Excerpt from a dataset
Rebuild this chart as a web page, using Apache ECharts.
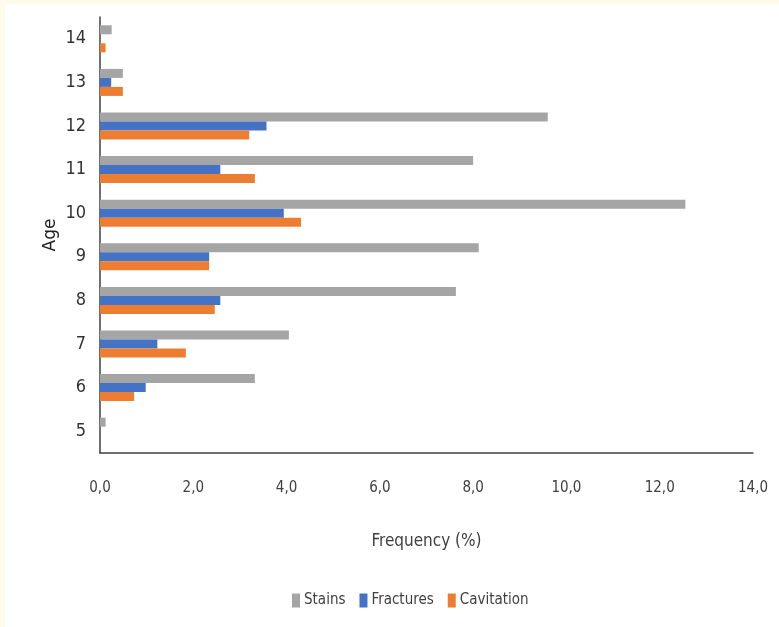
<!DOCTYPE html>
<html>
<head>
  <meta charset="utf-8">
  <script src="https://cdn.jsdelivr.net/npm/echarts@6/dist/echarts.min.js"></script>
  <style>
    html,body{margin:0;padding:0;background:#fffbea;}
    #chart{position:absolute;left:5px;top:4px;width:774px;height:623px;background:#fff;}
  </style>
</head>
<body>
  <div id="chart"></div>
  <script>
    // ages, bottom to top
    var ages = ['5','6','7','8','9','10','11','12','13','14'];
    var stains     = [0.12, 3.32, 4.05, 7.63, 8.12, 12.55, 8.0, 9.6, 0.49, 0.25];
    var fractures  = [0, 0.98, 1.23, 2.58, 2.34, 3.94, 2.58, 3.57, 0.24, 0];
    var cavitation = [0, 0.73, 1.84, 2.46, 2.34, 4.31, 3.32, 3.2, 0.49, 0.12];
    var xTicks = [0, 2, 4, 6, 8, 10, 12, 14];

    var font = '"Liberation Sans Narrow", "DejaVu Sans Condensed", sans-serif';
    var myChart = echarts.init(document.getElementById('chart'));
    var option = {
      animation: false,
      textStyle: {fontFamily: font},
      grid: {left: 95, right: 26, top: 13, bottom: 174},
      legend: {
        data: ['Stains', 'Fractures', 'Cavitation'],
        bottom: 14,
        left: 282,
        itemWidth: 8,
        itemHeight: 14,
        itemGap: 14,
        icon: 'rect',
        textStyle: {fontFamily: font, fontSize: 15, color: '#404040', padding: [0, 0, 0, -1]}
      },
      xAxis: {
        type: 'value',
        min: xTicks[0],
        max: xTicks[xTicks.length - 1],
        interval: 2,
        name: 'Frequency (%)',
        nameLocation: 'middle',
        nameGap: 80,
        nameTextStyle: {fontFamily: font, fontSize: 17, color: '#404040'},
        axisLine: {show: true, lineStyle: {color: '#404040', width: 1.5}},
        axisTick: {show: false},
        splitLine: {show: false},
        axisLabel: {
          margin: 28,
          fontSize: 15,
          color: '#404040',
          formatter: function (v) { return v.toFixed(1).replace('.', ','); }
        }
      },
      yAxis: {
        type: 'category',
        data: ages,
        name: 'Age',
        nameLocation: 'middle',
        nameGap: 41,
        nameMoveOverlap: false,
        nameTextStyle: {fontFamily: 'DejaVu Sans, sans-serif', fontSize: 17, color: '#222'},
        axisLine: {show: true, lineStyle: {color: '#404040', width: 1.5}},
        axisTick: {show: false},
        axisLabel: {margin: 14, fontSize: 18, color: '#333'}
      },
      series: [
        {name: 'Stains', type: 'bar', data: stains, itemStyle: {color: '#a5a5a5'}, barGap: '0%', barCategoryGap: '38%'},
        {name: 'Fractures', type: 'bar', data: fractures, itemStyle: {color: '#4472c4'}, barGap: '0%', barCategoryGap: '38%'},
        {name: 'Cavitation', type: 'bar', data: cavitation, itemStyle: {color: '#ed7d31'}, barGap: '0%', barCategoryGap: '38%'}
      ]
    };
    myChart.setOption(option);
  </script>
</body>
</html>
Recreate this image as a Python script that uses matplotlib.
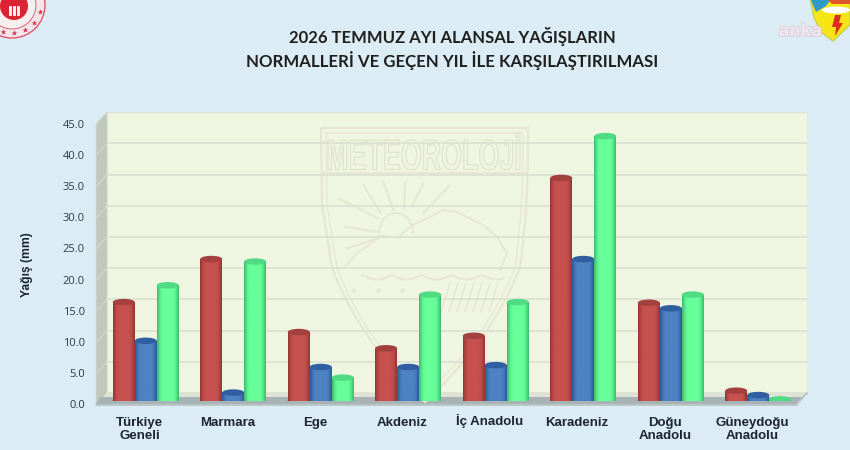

Exercise aim >> State how many lines of the listing include "script", and nothing more.

Solution below >> 4